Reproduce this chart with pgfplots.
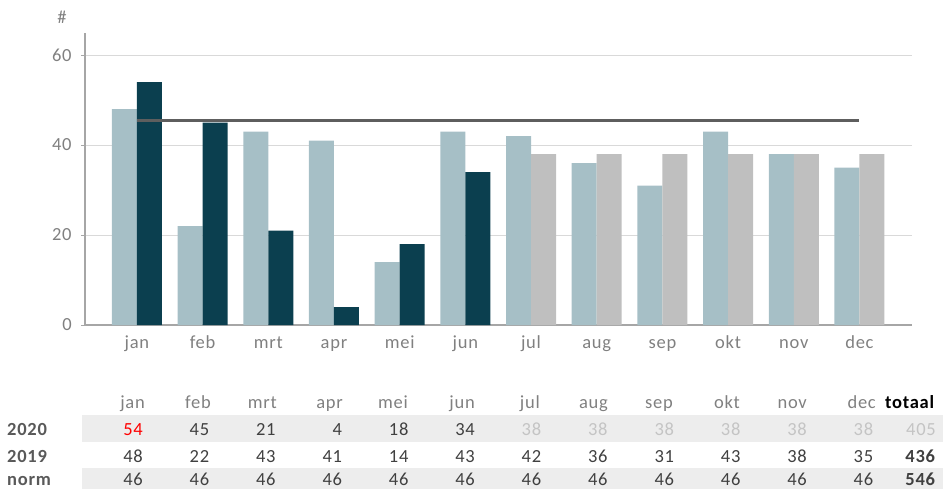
\documentclass[border=0pt]{standalone}
\usepackage{pgfplots}
\pgfplotsset{compat=1.18}
\usepackage{fontspec}
\setmainfont{Carlito}[LetterSpace=4]
\definecolor{c19}{HTML}{A6BFC6}
\definecolor{c20}{HTML}{0B3F4F}
\definecolor{cfc}{HTML}{BFBFBF}
\definecolor{cline}{HTML}{5E5E5E}
\definecolor{cgrid}{HTML}{D9D9D9}
\definecolor{caxis}{HTML}{A6A6A6}
\definecolor{clab}{HTML}{808080}
\definecolor{ctxt}{HTML}{404040}
\definecolor{crow}{HTML}{595959}
\definecolor{cband}{HTML}{EDEDED}
\definecolor{clight}{HTML}{C4C4C4}
\newcommand{\tabfont}{\fontsize{18.5bp}{21bp}\selectfont}
\begin{document}
\tabfont
\begin{tikzpicture}
\useasboundingbox (-85bp,-164bp) rectangle (858bp,325bp);
\fill[cband] (-3bp,-90bp) rectangle (858bp,-117bp);
\fill[cband] (-3bp,-143bp) rectangle (858bp,-164bp);
\begin{axis}[
  at={(0,0)}, anchor=south west,
  scale only axis, width=827bp, height=292.5bp,
  xmin=-0.79, xmax=11.8, ymin=0, ymax=65,
  xtick={0,...,11},
  xticklabels={jan,feb,mrt,apr,mei,jun,jul,aug,sep,okt,nov,dec},
  ytick={0,20,40,60},
  axis x line*=bottom, axis y line*=left,
  axis line style={caxis, line width=1.2bp, -},
  every outer x axis line/.append style={-},
  every outer y axis line/.append style={-},
  ymajorgrids, grid style={cgrid, line width=1bp},
  tick align=outside, major tick length=4bp,
  xtick style={draw=none}, ytick style={caxis, line width=1bp},
  tick label style={font=\tabfont, text=clab},
  yticklabel style={xshift=-3bp},
  xticklabel style={text height=12bp, text depth=4bp, yshift=-1bp},
  /pgf/number format/assume math mode=true,
  clip=false,
]
\addplot[ybar, fill=c19, draw=none, bar width=25bp, bar shift=-12.5bp] coordinates {
 (0,48) (1,22) (2,43) (3,41) (4,14) (5,43) (6,42) (7,36) (8,31) (9,43) (10,38) (11,35)};
\addplot[ybar, fill=c20, draw=none, bar width=25bp, bar shift=12.5bp] coordinates {
 (0,54) (1,45) (2,21) (3,4) (4,18) (5,34)};
\addplot[ybar, fill=cfc, draw=none, bar width=25bp, bar shift=12.5bp] coordinates {
 (6,38) (7,38) (8,38) (9,38) (10,38) (11,38)};
\addplot[sharp plot, no marks, cline, line width=3.5bp] coordinates {(0,45.5) (11,45.5)};
\end{axis}
\node[clab] at (-23bp,308bp) {\#};
% header
\foreach \m/\x in {jan/60,feb/126,mrt/192,apr/258,mei/323,jun/390,jul/455,aug/523,sep/588,okt/655,nov/722,dec/791}
  \node[anchor=base east, clab, inner sep=0pt] at (\x bp,-83bp) {\m};
\node[anchor=base east, inner sep=0pt] at (850bp,-83bp) {\textbf{totaal}};
% row labels
\foreach \r/\y in {2020/-110,2019/-137,norm/-160}
  \node[anchor=base west, crow, inner sep=0pt] at (-78bp,\y bp) {\textbf{\r}};
% 2020
\foreach \v/\c [count=\i from 0] in {54/red,45/ctxt,21/ctxt,4/ctxt,18/ctxt,34/ctxt,38/clight,38/clight,38/clight,38/clight,38/clight,38/clight}
  \node[anchor=base east, text=\c, inner sep=0pt] at ({58bp+66.4bp*\i},-110bp) {\v};
\node[anchor=base east, clight, inner sep=0pt] at (851bp,-110bp) {405};
% 2019
\foreach \v [count=\i from 0] in {48,22,43,41,14,43,42,36,31,43,38,35}
  \node[anchor=base east, ctxt, inner sep=0pt] at ({58bp+66.4bp*\i},-137bp) {\v};
\node[anchor=base east, ctxt, inner sep=0pt] at (851bp,-137bp) {\textbf{436}};
% norm
\foreach \v [count=\i from 0] in {46,46,46,46,46,46,46,46,46,46,46,46}
  \node[anchor=base east, ctxt, inner sep=0pt] at ({58bp+66.4bp*\i},-160bp) {\v};
\node[anchor=base east, ctxt, inner sep=0pt] at (851bp,-160bp) {\textbf{546}};
\end{tikzpicture}
\end{document}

= = = = =

Give the data again exactly as written, with all pictures left out.

Reproduce this chart with pgfplots.
\documentclass[border=0pt]{standalone}
\usepackage{pgfplots}
\pgfplotsset{compat=1.18}
\usepackage{fontspec}
\setmainfont{Carlito}[LetterSpace=4]
\definecolor{c19}{HTML}{A6BFC6}
\definecolor{c20}{HTML}{0B3F4F}
\definecolor{cfc}{HTML}{BFBFBF}
\definecolor{cline}{HTML}{5E5E5E}
\definecolor{cgrid}{HTML}{D9D9D9}
\definecolor{caxis}{HTML}{A6A6A6}
\definecolor{clab}{HTML}{808080}
\definecolor{ctxt}{HTML}{404040}
\definecolor{crow}{HTML}{595959}
\definecolor{cband}{HTML}{EDEDED}
\definecolor{clight}{HTML}{C4C4C4}
\newcommand{\tabfont}{\fontsize{18.5bp}{21bp}\selectfont}
\begin{document}
\tabfont
\begin{tikzpicture}
\useasboundingbox (-85bp,-164bp) rectangle (858bp,325bp);
\fill[cband] (-3bp,-90bp) rectangle (858bp,-117bp);
\fill[cband] (-3bp,-143bp) rectangle (858bp,-164bp);
\begin{axis}[
  at={(0,0)}, anchor=south west,
  scale only axis, width=827bp, height=292.5bp,
  xmin=-0.79, xmax=11.8, ymin=0, ymax=65,
  xtick={0,...,11},
  xticklabels={jan,feb,mrt,apr,mei,jun,jul,aug,sep,okt,nov,dec},
  ytick={0,20,40,60},
  axis x line*=bottom, axis y line*=left,
  axis line style={caxis, line width=1.2bp, -},
  every outer x axis line/.append style={-},
  every outer y axis line/.append style={-},
  ymajorgrids, grid style={cgrid, line width=1bp},
  tick align=outside, major tick length=4bp,
  xtick style={draw=none}, ytick style={caxis, line width=1bp},
  tick label style={font=\tabfont, text=clab},
  yticklabel style={xshift=-3bp},
  xticklabel style={text height=12bp, text depth=4bp, yshift=-1bp},
  /pgf/number format/assume math mode=true,
  clip=false,
]
\addplot[ybar, fill=c19, draw=none, bar width=25bp, bar shift=-12.5bp] coordinates {
 (0,48) (1,22) (2,43) (3,41) (4,14) (5,43) (6,42) (7,36) (8,31) (9,43) (10,38) (11,35)};
\addplot[ybar, fill=c20, draw=none, bar width=25bp, bar shift=12.5bp] coordinates {
 (0,54) (1,45) (2,21) (3,4) (4,18) (5,34)};
\addplot[ybar, fill=cfc, draw=none, bar width=25bp, bar shift=12.5bp] coordinates {
 (6,38) (7,38) (8,38) (9,38) (10,38) (11,38)};
\addplot[sharp plot, no marks, cline, line width=3.5bp] coordinates {(0,45.5) (11,45.5)};
\end{axis}
\node[clab] at (-23bp,308bp) {\#};
% header
\foreach \m/\x in {jan/60,feb/126,mrt/192,apr/258,mei/323,jun/390,jul/455,aug/523,sep/588,okt/655,nov/722,dec/791}
  \node[anchor=base east, clab, inner sep=0pt] at (\x bp,-83bp) {\m};
\node[anchor=base east, inner sep=0pt] at (850bp,-83bp) {\textbf{totaal}};
% row labels
\foreach \r/\y in {2020/-110,2019/-137,norm/-160}
  \node[anchor=base west, crow, inner sep=0pt] at (-78bp,\y bp) {\textbf{\r}};
% 2020
\foreach \v/\c [count=\i from 0] in {54/red,45/ctxt,21/ctxt,4/ctxt,18/ctxt,34/ctxt,38/clight,38/clight,38/clight,38/clight,38/clight,38/clight}
  \node[anchor=base east, text=\c, inner sep=0pt] at ({58bp+66.4bp*\i},-110bp) {\v};
\node[anchor=base east, clight, inner sep=0pt] at (851bp,-110bp) {405};
% 2019
\foreach \v [count=\i from 0] in {48,22,43,41,14,43,42,36,31,43,38,35}
  \node[anchor=base east, ctxt, inner sep=0pt] at ({58bp+66.4bp*\i},-137bp) {\v};
\node[anchor=base east, ctxt, inner sep=0pt] at (851bp,-137bp) {\textbf{436}};
% norm
\foreach \v [count=\i from 0] in {46,46,46,46,46,46,46,46,46,46,46,46}
  \node[anchor=base east, ctxt, inner sep=0pt] at ({58bp+66.4bp*\i},-160bp) {\v};
\node[anchor=base east, ctxt, inner sep=0pt] at (851bp,-160bp) {\textbf{546}};
\end{tikzpicture}
\end{document}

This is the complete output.